REQUIREMENT: Extract the lines of the material below, beginning with the first and ending with the line that holds "import seaborn as sns". Skip every picture.

INFORMATION PROVIDED:
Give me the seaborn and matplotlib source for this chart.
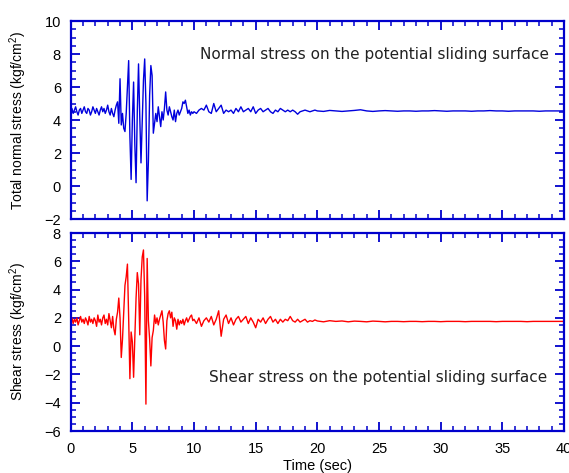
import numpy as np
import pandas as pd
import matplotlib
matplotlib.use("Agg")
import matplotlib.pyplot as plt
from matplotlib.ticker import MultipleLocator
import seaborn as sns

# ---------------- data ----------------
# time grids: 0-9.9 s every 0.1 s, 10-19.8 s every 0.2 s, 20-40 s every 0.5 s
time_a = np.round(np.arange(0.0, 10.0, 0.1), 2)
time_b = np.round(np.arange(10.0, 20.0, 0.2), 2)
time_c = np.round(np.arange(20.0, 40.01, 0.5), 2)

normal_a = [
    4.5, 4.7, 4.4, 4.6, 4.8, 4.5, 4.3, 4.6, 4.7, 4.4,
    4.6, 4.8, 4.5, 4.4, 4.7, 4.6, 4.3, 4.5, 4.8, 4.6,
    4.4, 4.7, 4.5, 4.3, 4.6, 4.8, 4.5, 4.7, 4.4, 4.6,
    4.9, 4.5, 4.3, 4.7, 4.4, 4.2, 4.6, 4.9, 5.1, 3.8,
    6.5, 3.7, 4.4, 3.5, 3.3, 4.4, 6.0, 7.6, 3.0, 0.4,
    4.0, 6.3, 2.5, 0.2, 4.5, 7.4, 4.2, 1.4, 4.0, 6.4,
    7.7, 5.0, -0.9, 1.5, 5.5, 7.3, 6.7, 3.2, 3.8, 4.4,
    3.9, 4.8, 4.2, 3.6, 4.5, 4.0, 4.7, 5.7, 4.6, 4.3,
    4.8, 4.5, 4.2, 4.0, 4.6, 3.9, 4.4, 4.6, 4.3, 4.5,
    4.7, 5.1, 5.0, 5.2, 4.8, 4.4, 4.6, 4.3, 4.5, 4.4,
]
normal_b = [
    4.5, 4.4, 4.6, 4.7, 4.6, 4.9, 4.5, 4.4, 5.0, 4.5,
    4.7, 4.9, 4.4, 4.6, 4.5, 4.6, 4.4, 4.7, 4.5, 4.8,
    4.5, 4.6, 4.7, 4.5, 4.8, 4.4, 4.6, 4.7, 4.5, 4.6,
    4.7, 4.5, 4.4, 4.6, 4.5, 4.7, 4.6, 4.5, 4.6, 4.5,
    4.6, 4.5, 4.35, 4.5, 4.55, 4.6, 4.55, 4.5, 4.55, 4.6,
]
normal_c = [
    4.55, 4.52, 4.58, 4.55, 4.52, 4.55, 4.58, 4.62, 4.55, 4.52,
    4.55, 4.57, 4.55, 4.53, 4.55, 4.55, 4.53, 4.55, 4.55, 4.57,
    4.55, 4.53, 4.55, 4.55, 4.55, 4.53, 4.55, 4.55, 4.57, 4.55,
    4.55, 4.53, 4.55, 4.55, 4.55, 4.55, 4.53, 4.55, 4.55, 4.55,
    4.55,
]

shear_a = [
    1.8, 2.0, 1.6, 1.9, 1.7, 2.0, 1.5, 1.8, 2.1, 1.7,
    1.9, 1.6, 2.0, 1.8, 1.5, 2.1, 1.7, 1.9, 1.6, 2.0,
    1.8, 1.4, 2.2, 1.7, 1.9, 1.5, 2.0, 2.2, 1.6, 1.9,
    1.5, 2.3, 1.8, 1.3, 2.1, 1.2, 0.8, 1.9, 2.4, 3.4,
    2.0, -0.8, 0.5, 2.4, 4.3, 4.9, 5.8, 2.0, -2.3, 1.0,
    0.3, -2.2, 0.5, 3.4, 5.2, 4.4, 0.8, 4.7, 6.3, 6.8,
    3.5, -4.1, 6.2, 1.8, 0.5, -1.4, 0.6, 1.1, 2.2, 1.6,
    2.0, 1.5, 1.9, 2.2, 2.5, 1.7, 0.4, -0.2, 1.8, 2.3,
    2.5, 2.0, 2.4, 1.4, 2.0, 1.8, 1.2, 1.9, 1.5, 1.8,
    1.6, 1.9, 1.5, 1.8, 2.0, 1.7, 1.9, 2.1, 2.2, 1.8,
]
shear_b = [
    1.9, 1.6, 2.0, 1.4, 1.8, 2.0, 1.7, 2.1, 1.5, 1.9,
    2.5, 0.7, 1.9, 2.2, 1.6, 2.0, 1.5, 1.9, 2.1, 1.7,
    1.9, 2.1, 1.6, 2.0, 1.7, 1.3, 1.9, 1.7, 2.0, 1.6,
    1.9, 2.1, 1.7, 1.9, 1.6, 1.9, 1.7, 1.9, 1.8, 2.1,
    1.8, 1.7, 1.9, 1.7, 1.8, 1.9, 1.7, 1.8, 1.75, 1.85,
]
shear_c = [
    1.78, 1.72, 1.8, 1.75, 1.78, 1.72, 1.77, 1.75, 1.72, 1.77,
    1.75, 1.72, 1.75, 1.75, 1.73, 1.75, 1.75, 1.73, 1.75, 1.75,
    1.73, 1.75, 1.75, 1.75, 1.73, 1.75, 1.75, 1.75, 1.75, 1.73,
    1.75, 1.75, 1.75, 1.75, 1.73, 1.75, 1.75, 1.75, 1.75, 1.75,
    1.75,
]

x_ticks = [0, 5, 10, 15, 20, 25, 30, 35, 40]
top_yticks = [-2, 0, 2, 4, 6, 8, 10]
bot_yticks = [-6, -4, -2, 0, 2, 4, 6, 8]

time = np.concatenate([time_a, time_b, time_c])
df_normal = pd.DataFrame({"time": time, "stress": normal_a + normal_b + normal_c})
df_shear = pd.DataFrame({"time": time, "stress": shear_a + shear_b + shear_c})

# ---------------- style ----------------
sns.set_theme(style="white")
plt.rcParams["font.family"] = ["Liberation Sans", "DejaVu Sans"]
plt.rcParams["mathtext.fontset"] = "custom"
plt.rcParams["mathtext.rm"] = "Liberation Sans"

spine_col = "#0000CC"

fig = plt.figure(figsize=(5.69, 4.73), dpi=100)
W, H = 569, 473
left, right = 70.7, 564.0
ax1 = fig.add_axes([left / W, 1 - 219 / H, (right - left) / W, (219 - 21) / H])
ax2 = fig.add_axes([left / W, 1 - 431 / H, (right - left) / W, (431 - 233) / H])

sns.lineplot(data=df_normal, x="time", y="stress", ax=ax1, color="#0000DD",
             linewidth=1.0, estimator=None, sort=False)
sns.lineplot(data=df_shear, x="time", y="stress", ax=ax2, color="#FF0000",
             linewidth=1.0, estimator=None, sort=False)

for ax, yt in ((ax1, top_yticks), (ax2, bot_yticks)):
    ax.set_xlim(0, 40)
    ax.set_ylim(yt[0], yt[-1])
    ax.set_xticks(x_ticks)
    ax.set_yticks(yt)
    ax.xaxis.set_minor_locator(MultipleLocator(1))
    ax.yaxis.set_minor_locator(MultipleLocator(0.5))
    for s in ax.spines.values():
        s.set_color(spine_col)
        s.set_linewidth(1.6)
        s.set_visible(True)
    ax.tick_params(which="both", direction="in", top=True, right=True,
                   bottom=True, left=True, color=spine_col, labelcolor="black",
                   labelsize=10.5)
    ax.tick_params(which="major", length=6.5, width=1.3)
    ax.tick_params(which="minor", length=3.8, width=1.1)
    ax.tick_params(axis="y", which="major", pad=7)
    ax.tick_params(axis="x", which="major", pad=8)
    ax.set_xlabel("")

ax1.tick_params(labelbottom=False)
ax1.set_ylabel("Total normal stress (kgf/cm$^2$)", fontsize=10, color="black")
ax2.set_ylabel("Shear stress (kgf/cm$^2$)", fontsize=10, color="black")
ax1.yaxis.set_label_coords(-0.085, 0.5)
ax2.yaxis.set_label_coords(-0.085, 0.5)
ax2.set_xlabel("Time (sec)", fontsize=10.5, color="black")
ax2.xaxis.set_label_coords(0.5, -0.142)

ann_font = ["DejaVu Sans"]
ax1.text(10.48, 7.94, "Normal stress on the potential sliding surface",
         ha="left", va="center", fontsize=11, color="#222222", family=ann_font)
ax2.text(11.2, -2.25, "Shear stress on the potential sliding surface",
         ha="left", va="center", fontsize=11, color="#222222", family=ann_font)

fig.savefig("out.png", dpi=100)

OUTPUT FOR THIS EXERCISE:
Give me the seaborn and matplotlib source for this chart.
import numpy as np
import pandas as pd
import matplotlib
matplotlib.use("Agg")
import matplotlib.pyplot as plt
from matplotlib.ticker import MultipleLocator
import seaborn as sns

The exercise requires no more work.